For any B2C business, cohort performance is critical. A cohort is a set of customers acquired during a certain time period — for instance the January 2018 cohort is all customers acquired in January 2018. Key metrics in evaluating cohort performance include looking at the marketing spend it took to acquire the cohort, the amount of money that cohort spends on their first purchase (initial revenue), and the amount of money that cohort has spent since that first purchase (retention rates or repeat revenue). The goal of any growing B2C business is to have cohorts that are profitable after accounting for the cost of acquiring them.
Eventbrite, which went public in 2018, provides good examples of cohort metrics. Eventbrite is a platform which helps you create, plan, and produce a live event. They make money on each ticket you sell to your live event. According to their S1, “in 2017, we helped more than 700,000 creators issue approximately 203 million tickets across approximately three million events in over 170 countries.” Net revenue (ticket fees) was $202mm in 2017, up from $133mm in 2016. Specific measures of their business, which can be applied to any B2C business, are below.
Initial revenue of a cohort. Eventbrite tracks the initial fees collected from a new cohort, and as you can see, it’s growing which is the trend you want. “The gross ticket fees we have generated for the first year of each creator cohort has more than doubled from 2013 to 2017. Gross ticket fees of each creator cohort in year one are set forth below:”
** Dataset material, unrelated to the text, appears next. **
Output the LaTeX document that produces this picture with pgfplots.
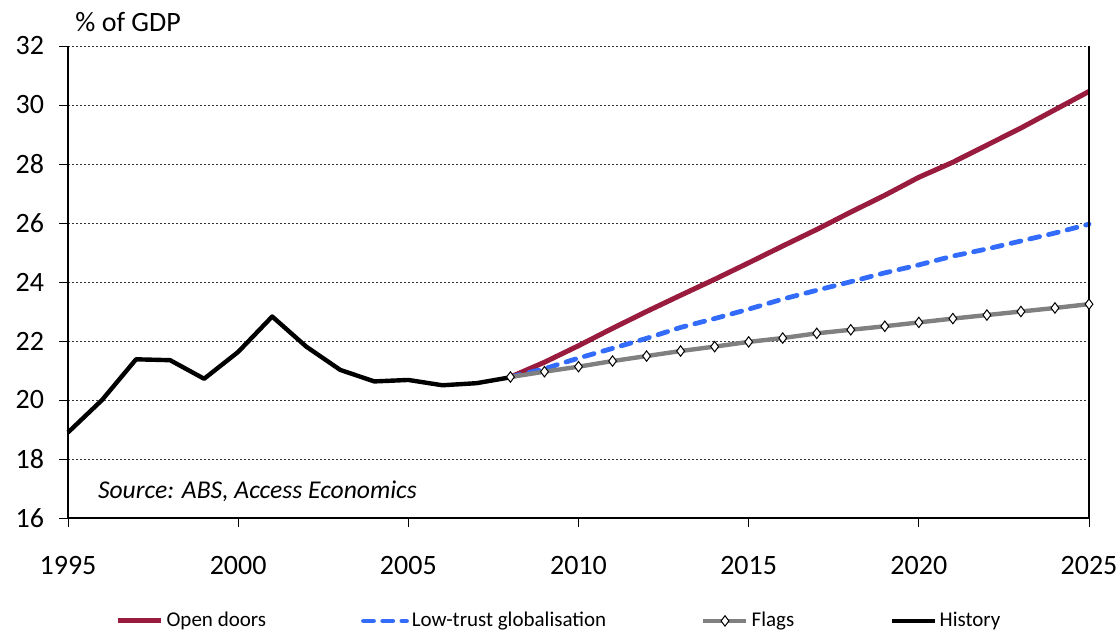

Retained revenue of a cohort. As importantly, Eventbrite needs to make sure the cohort keeps coming back and spending with them. “We have demonstrated a consistent track record of retaining gross ticket fees from creator cohorts over time. For example, we retained 78% of the gross ticket fees from our 2013 creator cohort in 2017.” As impressive, their net retention from the prior year is a whopping a 97% (calculated as Measurement Year Gross Ticket Fees divided by the Prior Year Gross Ticket Fees).
Freemium versus paid users. Eventbrite has a free product and paid product. If your business has a similar freemium model, it’s important to see the blend of paid versus free users. As you can see, Eventbrite’s paying users are growing and according to their S1 “Our success in serving creators is measured in large part by the number of tickets that generate ticket fees for us. We consider this an important indicator of the underlying health of the business. We refer to these tickets as paid tickets.”
Eventbrite is a B2C business which does a wonderful job of showing us the key metrics to monitor for any B2C business. Cohort performance is critical, and if you measure your numbers the way Eventbrite does, so long as the trends hold strong, you’ll be well on your way to going public like they did.